Many people anthropomorphize the natural world, perceiving human characteristics in non-human entities in an attempt to better understand them. So you have people who think their car looks sad when it's dirty or people who believe their cat is a haughty princess that needs lobster in a crystal goblet to be truly happy*. I am one of those people, but I tend to humanize things only when they piss me off. I yell at my dog when he betrays my trust and eats half of the cat food, or yell at the grill when it stabs me in the back and runs out of propane halfway through cooking a meal. I like to yell at things. It's stupid, I know, but just taking the disappointment and transmuting it into quiet suffering is not my way.
Riding in winter is different than riding in summer for a lot of reasons, but one for me is that in winter, all I think about is The Ride. In the summer my mind is free to wander a bit. During the winter months, I think about the hills coming up, the ice I may have to ride over or avoid, I analyze every car's behavior and constantly check up on body parts to make sure they're not freezing. This winter I also spent a lot of time thinking about Minnesota's voice. I eventually settled on a middle aged woman with a pronounced Fargo accent; a Lena character (from Ole and Lena fame) who has the best intentions but is a little absent at times. This is what I do for two hours a day, sad to say.
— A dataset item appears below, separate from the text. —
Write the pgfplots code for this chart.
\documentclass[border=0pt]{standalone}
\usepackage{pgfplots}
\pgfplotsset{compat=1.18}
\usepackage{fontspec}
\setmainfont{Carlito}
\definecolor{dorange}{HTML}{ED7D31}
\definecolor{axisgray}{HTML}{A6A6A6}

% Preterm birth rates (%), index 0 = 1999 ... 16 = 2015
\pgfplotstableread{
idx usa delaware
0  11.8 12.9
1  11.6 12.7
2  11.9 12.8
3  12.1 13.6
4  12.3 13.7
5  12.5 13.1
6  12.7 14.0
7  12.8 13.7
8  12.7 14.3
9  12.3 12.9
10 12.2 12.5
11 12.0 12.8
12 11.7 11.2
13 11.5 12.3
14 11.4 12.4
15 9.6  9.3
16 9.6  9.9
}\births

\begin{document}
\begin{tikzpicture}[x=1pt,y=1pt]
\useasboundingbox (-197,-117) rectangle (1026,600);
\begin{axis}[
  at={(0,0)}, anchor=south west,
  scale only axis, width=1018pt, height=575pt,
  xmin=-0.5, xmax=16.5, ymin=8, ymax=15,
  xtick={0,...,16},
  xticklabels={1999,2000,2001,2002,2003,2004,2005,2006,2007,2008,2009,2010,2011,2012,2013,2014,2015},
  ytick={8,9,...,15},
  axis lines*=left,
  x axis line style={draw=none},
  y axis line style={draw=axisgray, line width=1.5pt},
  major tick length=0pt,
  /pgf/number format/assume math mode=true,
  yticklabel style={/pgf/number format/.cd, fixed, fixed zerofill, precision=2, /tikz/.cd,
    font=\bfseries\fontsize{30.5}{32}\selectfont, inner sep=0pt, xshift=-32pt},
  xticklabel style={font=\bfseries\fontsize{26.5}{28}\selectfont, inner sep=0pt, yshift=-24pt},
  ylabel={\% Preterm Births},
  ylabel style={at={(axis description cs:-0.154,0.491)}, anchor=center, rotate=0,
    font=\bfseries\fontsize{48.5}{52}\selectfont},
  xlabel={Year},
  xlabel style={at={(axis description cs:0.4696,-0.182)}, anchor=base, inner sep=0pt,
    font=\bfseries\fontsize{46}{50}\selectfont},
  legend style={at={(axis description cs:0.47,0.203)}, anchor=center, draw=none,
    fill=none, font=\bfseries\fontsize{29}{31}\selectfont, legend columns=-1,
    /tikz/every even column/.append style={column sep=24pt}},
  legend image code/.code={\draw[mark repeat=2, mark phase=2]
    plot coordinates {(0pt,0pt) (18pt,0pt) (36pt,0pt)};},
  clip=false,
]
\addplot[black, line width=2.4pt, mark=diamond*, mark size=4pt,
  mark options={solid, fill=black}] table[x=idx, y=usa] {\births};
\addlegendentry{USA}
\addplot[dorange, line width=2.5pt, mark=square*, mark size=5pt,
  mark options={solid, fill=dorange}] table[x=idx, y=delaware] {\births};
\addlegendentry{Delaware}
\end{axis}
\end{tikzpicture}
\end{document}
Yesterday I began my ride home excited about the warm weather. It was nearly forty degrees, and the previous evening's ride was a blast. I had felt like Lena was finally easing us out of winter, giving us a break from the relentless cold as spring approached. So my heart broke a little when I covered my first mile and the sleet started. Then the rain. And finally, near the end of my ride, one of my cleat bolts detached, forcing a spectacular slow motion crash onto the side of the trail when I couldn't unclip from the pedal.
Once over the humiliation of making a newb stop, I had a good laugh at myself. And as I got back on my bike, limping home on one good pedal, I could hear Lena saying to me, "You didn't think it would be that easy, did you dear?"
*I'm just assuming such people exist. Given the bizarre range of human behavior on display online, they statistically have to.